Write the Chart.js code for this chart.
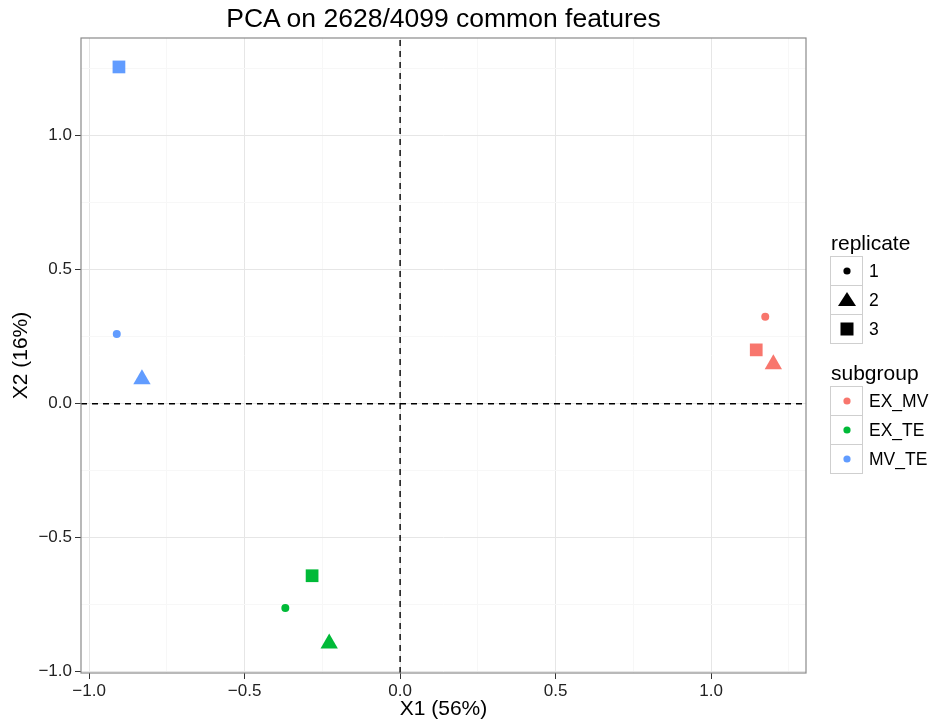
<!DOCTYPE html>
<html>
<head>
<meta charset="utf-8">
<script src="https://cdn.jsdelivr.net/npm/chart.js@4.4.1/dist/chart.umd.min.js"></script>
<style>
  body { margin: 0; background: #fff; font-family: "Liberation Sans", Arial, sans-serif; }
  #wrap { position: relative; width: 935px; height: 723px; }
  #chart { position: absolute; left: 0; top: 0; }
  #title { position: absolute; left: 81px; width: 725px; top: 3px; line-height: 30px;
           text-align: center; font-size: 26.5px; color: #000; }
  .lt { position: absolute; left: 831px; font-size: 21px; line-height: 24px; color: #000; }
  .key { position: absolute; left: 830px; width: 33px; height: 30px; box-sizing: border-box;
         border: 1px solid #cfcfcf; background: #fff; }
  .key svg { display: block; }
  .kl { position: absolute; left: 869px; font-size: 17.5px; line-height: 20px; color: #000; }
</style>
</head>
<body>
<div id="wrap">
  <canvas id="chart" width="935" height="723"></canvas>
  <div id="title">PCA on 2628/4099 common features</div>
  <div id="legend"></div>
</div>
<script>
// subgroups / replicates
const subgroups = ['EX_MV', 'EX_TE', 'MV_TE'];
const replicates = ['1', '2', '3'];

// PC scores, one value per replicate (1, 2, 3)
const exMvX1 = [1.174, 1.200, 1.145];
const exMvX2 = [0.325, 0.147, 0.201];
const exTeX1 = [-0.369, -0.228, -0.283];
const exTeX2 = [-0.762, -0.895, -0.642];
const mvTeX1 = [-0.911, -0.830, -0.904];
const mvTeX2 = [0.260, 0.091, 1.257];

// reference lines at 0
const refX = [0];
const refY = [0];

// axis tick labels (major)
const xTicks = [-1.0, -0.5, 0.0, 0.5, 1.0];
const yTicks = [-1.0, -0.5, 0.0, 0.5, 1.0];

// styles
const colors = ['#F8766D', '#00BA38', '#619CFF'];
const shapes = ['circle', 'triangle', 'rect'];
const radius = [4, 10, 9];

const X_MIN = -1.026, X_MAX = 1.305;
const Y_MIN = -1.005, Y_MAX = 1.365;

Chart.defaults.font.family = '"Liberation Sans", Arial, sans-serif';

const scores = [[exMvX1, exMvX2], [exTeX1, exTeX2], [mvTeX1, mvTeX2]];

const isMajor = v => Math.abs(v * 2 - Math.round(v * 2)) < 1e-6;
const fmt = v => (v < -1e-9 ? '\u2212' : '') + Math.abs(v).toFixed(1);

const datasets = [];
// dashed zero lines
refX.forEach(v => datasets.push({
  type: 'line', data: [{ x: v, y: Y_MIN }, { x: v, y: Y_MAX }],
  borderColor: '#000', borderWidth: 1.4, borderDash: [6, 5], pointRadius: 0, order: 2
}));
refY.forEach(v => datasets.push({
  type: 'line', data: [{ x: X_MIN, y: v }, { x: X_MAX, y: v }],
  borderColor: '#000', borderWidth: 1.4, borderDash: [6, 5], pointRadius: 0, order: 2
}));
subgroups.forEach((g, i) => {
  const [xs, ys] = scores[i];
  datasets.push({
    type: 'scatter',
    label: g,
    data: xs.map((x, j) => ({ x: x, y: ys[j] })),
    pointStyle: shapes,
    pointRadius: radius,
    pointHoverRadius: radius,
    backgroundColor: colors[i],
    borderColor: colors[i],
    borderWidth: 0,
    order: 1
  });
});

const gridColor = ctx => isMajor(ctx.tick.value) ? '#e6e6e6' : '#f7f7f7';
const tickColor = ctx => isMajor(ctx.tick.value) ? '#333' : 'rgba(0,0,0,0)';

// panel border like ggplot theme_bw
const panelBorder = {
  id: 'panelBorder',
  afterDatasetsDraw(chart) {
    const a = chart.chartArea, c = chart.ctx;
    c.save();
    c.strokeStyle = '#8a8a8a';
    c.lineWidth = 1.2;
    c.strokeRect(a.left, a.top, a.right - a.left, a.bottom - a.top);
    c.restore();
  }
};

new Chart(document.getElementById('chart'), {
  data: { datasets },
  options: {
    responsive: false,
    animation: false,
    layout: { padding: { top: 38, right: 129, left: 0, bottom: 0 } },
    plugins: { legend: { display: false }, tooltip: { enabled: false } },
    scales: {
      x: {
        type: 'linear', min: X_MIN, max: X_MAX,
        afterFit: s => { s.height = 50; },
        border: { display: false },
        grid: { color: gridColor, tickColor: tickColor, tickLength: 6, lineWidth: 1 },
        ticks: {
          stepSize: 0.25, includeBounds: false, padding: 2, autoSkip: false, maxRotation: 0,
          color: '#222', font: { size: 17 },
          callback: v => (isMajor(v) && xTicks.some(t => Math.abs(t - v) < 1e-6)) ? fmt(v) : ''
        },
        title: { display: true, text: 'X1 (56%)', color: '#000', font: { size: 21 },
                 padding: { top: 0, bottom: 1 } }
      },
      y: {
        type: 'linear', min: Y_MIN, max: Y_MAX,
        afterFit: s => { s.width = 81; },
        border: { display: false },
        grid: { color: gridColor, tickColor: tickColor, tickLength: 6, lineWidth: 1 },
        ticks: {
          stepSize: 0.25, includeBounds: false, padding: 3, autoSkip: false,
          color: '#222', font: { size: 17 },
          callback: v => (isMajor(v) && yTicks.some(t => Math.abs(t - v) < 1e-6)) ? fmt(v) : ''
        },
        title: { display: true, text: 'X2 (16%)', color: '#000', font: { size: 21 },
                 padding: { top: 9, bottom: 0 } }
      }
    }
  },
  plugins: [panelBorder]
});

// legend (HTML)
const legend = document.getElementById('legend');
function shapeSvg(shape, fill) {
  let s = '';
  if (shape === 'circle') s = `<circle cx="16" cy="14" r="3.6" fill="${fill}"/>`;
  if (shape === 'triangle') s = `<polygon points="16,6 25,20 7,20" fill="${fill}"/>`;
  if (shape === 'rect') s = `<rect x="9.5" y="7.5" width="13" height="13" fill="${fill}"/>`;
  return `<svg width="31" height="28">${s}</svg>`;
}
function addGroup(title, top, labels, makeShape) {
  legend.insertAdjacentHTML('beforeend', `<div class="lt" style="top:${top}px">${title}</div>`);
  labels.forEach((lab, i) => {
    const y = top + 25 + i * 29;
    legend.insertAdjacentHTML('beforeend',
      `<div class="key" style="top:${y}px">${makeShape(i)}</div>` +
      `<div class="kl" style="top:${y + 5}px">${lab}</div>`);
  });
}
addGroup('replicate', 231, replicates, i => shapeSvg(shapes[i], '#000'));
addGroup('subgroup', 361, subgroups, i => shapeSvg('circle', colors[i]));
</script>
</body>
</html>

====

Give again, exactly, the lines from the start of the data through the one holding "const replicates = ['1', '2', '3'];"; omit the pictures.

### Result of the exercise
Write the Chart.js code for this chart.
<!DOCTYPE html>
<html>
<head>
<meta charset="utf-8">
<script src="https://cdn.jsdelivr.net/npm/chart.js@4.4.1/dist/chart.umd.min.js"></script>
<style>
  body { margin: 0; background: #fff; font-family: "Liberation Sans", Arial, sans-serif; }
  #wrap { position: relative; width: 935px; height: 723px; }
  #chart { position: absolute; left: 0; top: 0; }
  #title { position: absolute; left: 81px; width: 725px; top: 3px; line-height: 30px;
           text-align: center; font-size: 26.5px; color: #000; }
  .lt { position: absolute; left: 831px; font-size: 21px; line-height: 24px; color: #000; }
  .key { position: absolute; left: 830px; width: 33px; height: 30px; box-sizing: border-box;
         border: 1px solid #cfcfcf; background: #fff; }
  .key svg { display: block; }
  .kl { position: absolute; left: 869px; font-size: 17.5px; line-height: 20px; color: #000; }
</style>
</head>
<body>
<div id="wrap">
  <canvas id="chart" width="935" height="723"></canvas>
  <div id="title">PCA on 2628/4099 common features</div>
  <div id="legend"></div>
</div>
<script>
// subgroups / replicates
const subgroups = ['EX_MV', 'EX_TE', 'MV_TE'];
const replicates = ['1', '2', '3'];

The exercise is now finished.